What Does a CPAP Humidifier do?
If you find yourself waking up with a dry mouth, nose or throat, then a humidifier should instantly solve that problem and others. By adding moisture to the air provided by your CPAP machine, it helps to keep your mouth from drying out throughout the night. Similarly, if you find the air from your CPAP to be cold and uncomfortable, a humidifier adds warmth to the moist air, and this should make your therapy more comfortable.
It is clinically proven, through several studies, that humidification improves compliance and helps CPAP and BiPAP users avoid suffering from a dry nose, mouth and throat. A humidifier can be extremely beneficial for those who are often visiting countries with drier climates. Still, even in the UK and colder parts of Europe, CPAP users report significant benefits from a humidifier added to their setup.
For sufferers who are mouth breathers who need a full-face or oral mask, heated humidification is a must-have feature.
If you do breathe through your mouth, you probably will need a full mask, and this increases the chance you will need a humidifier. When you breathe through your nose, the hairs in the nasal airway conditioning the air with heat and humidity before it enters the lungs. When you breathe through your mouth, this process is not present and can lead to uncomfortable dryness. One other note is that allergies and illness can make the effects worse.
Intus healthcare advice:
All though we do believe that humidifiers can improve the comfort of the CPAP therapy for suffers, we would advise that if you’re new to CPAP therapy, you should try your mask and machine before you purchase a humidifier.
Everything you need to know about humidification
A CPAP Heated Humidifier houses a water chamber, which it heats to add moisture to the air provided by your machine. They are ideal for those who find the device leaves them waking with a dry mouth, sore nasal passages or find the air cold and therefore uncomfortable.
They are usually an additional piece of equipment that locks onto or into your main CPAP machine, but some CPAP machines come with a humidifier built-in. Most CPAP machines will have their specific humidifier available.
For some people, having a humidifier moisten and warm the air from their CPAP machine is an essential part of their therapy; for others, there is a little benefit so it can come down to personal preference. Those using a full face mask are more likely to require humidified air as they are more susceptible to a dry mouth. For those using an oral mask, humidified air is more or less essential.
I’m not sure I need a humidifier?
For most CPAP machines, humidifiers can be purchased at a later date and integrated separately, so you can order your CPAP machine without the humidifier and see how you go. However, if you do find yourself already waking up with a dry mouth before you’ve started CPAP therapy and are new to CPAP therapy, then CPAP is likely to make this condition worse, and we would recommend purchasing one immediately.

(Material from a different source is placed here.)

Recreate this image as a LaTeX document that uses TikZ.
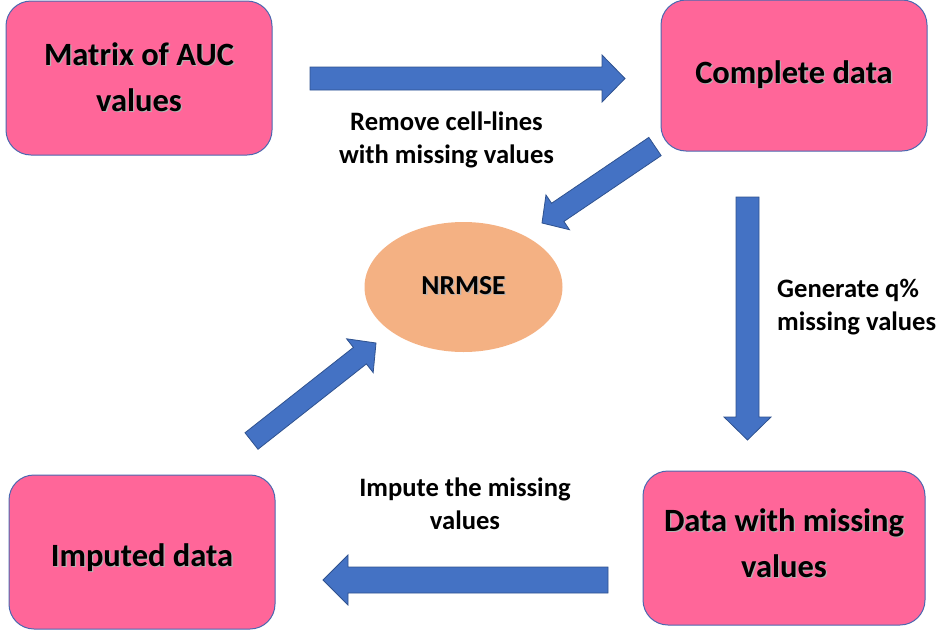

If you know you need a humidifier, then it could be worth considering a machine with a humidifier built-in. An example of this is the Fisher and Paykel ICON. This design adds greater convenience, and they’re often more compact than having two separate units (space on your bedside table).
Intus healthcare advice:
- CPAP machines with built-in humidifiers can be delicate and require extra care in transit. Therefore it is advised the humidifier is entirely free of water – and preferably packed separately if you are travelling with your CPAP machine.
- If you are running your CPAP machine from a 12V source (for example in a car or caravan), then your humidifier will not be able to run off of DC power. It can still be used passively (unpowered and unheated).
- Overall, if you will be travelling, we would always advise you to leave the humidifier behind unless it is essential or you are away for an extended period.
- If you are going to be travelling, we would recommend purchasing a CPAP machine that has a separate humidifier rather than one that is built-in.
Problems with humidified air from your CPAP humidifier
A possible drawback of humidified air is from, what we call Rainout, the proper name for condensation build up in the tubing and mask. It is likely to happen because the tubing and CPAP mask will be at room temperature (20–22 °C (68–72 °F)), causing the warmer air from the CPAP machine to cool and condense as a result. Rainout can result in a gargling noise or just general discomfort; it is particularly common in the winter months.
There are ways to counteract Rainout (condensation buildup)
One solution we offer is a hose fleece, which provides the CPAP machine’s hose with insulation (it can also make the tubing physically more comfortable to touch). Our second and more comprehensive option is to use a heated CPAP hose, such as the Hybernate Heated Breathing Tube. The heated hose ensures the temperature difference inside the tubing is negligible, preventing Rainout and ensuring the air reaches you at the correct temperature.